### Data lines
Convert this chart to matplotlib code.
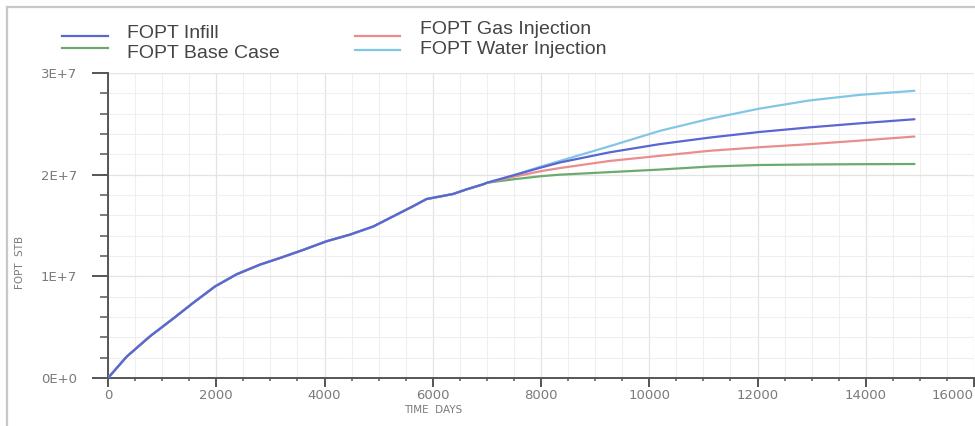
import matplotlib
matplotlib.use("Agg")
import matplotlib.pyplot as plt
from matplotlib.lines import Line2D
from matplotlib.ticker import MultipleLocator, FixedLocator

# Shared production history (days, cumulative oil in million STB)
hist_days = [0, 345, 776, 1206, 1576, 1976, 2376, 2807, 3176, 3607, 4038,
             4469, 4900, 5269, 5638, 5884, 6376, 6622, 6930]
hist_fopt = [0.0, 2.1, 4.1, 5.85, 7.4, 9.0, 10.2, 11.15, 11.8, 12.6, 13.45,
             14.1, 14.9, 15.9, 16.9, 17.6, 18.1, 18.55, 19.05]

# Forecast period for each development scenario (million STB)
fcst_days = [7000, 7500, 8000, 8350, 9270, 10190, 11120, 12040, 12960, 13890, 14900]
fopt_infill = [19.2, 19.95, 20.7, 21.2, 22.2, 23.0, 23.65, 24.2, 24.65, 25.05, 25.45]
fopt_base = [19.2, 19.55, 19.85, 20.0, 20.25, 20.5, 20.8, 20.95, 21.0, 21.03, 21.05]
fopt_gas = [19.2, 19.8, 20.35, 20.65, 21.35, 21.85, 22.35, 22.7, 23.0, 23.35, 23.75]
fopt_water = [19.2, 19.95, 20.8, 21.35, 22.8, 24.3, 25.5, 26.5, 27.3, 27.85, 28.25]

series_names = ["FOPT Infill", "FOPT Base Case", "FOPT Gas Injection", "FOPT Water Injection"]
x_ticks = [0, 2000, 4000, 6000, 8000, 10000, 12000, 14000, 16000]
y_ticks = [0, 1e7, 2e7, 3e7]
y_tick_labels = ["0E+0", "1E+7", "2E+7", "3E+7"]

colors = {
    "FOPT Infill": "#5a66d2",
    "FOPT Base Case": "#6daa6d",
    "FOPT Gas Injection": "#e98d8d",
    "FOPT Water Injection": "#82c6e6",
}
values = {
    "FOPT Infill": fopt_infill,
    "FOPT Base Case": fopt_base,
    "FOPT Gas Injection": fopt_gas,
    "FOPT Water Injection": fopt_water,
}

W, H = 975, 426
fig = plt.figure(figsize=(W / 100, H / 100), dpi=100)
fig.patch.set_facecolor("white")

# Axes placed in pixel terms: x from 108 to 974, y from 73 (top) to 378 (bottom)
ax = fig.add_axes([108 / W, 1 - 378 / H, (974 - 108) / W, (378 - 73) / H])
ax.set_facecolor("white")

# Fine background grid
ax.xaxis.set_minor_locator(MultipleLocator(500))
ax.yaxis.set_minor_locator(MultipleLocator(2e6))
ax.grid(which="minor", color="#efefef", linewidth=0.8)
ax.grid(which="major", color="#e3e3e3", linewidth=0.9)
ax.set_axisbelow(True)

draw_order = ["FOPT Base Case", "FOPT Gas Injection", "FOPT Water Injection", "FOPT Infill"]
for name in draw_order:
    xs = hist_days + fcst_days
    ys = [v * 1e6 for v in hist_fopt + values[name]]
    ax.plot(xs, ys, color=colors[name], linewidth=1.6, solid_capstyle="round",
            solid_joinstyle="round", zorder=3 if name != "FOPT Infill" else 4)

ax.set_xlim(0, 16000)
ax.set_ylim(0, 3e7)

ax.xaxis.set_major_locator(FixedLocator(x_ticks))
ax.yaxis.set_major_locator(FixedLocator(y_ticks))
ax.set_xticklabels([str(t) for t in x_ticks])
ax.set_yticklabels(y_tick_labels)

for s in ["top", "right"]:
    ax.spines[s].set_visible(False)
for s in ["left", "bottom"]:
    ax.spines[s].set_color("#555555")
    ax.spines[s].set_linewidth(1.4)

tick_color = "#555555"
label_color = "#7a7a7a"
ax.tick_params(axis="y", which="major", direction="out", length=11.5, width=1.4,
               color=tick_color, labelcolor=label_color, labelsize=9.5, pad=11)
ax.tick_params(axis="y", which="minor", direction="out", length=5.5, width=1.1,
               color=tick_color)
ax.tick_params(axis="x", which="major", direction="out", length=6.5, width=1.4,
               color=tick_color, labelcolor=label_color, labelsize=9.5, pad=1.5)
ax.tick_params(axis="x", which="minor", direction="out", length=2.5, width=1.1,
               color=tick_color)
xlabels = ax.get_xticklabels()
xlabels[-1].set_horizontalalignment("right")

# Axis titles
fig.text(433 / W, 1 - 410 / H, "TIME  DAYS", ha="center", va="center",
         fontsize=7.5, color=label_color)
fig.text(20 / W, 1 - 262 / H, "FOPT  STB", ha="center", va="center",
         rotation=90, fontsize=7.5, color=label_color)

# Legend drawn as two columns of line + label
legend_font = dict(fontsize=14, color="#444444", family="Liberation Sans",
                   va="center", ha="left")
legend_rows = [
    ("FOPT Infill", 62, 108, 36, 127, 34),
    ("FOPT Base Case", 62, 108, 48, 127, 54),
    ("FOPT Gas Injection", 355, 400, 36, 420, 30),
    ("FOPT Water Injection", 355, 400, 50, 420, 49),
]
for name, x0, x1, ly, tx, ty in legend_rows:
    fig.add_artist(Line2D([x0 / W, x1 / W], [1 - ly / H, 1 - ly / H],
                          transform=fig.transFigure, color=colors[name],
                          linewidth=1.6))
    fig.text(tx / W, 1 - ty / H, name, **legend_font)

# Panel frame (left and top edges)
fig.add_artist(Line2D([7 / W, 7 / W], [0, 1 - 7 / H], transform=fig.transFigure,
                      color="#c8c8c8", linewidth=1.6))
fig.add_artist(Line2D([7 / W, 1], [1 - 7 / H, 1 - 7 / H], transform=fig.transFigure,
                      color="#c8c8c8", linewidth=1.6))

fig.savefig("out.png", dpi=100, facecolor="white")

### Goal
Return, unchanged, the lines from the first line of the material through the line that holds "14.1, 14.9, 15.9, 16.9, 17.6, 18.1, 18.55, 19.05]", inclusive, omitting pictures.

### Completed exercise
Convert this chart to matplotlib code.
import matplotlib
matplotlib.use("Agg")
import matplotlib.pyplot as plt
from matplotlib.lines import Line2D
from matplotlib.ticker import MultipleLocator, FixedLocator

# Shared production history (days, cumulative oil in million STB)
hist_days = [0, 345, 776, 1206, 1576, 1976, 2376, 2807, 3176, 3607, 4038,
             4469, 4900, 5269, 5638, 5884, 6376, 6622, 6930]
hist_fopt = [0.0, 2.1, 4.1, 5.85, 7.4, 9.0, 10.2, 11.15, 11.8, 12.6, 13.45,
             14.1, 14.9, 15.9, 16.9, 17.6, 18.1, 18.55, 19.05]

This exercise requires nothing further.